German-Wilson said she thinks part of the reason illegal dumping is so bad in her neighborhood is that it’s close to landfills and a depository. On top of that, she believes the city doesn’t respond as quickly or penalize dumpers in the same way they do in other whiter, wealthier parts of the city.
Those allegations are why the U.S. Department of Justice recently launched an investigation into whether Houston is discriminating in its response to illegal dumping in communities of color.
“We will seek to identify, address, and if necessary, resolve the impacts of the city’s response to, or failure to respond to, illegal dumping in communities of color in Houston,” said Assistant Attorney General Kristen Clarke, while announcing the investigation at a press conference in July.

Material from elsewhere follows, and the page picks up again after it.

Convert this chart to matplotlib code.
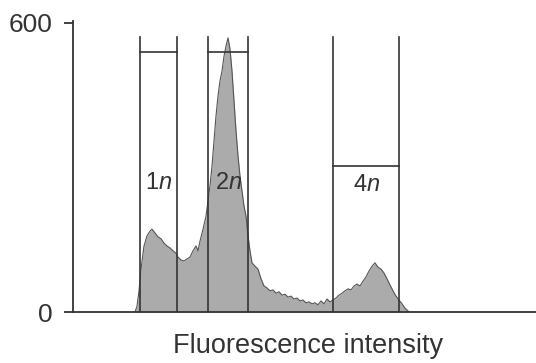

Clark said they’ll analyze 311 records and investigate other agencies that deal with illegal dumping, such as the police and solid waste management departments.
She said this is part of the Biden administration’s commitment to addressing environmental justice issues.
“Illegal dump sites not only attract rodents, mosquitoes and other vermin that pose health risks, but they can contaminate surface water and impact proper drainage making areas more susceptible to flooding,” she said. “No one in the United States should be exposed to risk of illness and other serious harm because of ineffective solid waste management or inadequate enforcement programs.”
The DOJ’s investigation stems from a complaint filed by Lone Star Legal Aid on behalf of Super neighborhood 48 where German-Wilson lives.
“We’ve looked at one neighborhood, and we think that this trend is likely to bear out over the city,” said Amy Dinn, Managing Attorney of the Environmental Justice team at Lone Star Legal Aid.
She said they analyzed 311 data from the city and found that response times in Trinity/Houston Gardens could be more than twice as long as response times in neighborhoods like Upper Kirby and River Oaks.
“So we are really excited about the potential for the impact and benefits that [the investigation] can bring to all black and brown communities in Houston, and maybe really change the way the city approaches solid waste,” she said.
Houston Mayor Sylvester Turner denied the allegations and said he was blindsided by the investigation.
“I’m a native Houstonian, I grew up in one of these underserved, under-resourced communities, so I’ve seen the disparities firsthand,” he said. “But any allegation to say that we are discriminating, that this administration is discriminating, it’s just not true.”
Turner said he agrees that illegal dumping is a major problem — and one that disproportionately impacts communities of color across the country.
“Yes, we have a problem here. But it’s much more systemic and it’s much more widespread,” he said.
Turner said as mayor he’s been committed to addressing illegal dumping and other disparities through programs like his Complete Communities initiative, which targets historically underserved communities for investment.
Turner said the city has also taken measures to crack down on illegal dumping by raising the fines for violators and expanding its network of cameras to catch dumpers.
For her part, German-Wilson from Super neighborhood 48, said she hopes the investigation will lead to lasting solutions.
And she said she’s already noticed a difference — chronic dumping spots are getting picked up much more regularly. She said she went for a drive the day the investigation was announced to look at some old dumpsites. They were gone.
“I started to laugh. And then I started to cry,” she said. “Because I thought, how sad is it in the fourth largest city in the country, that the DOJ had to come in, for somebody to hear us on these issues?”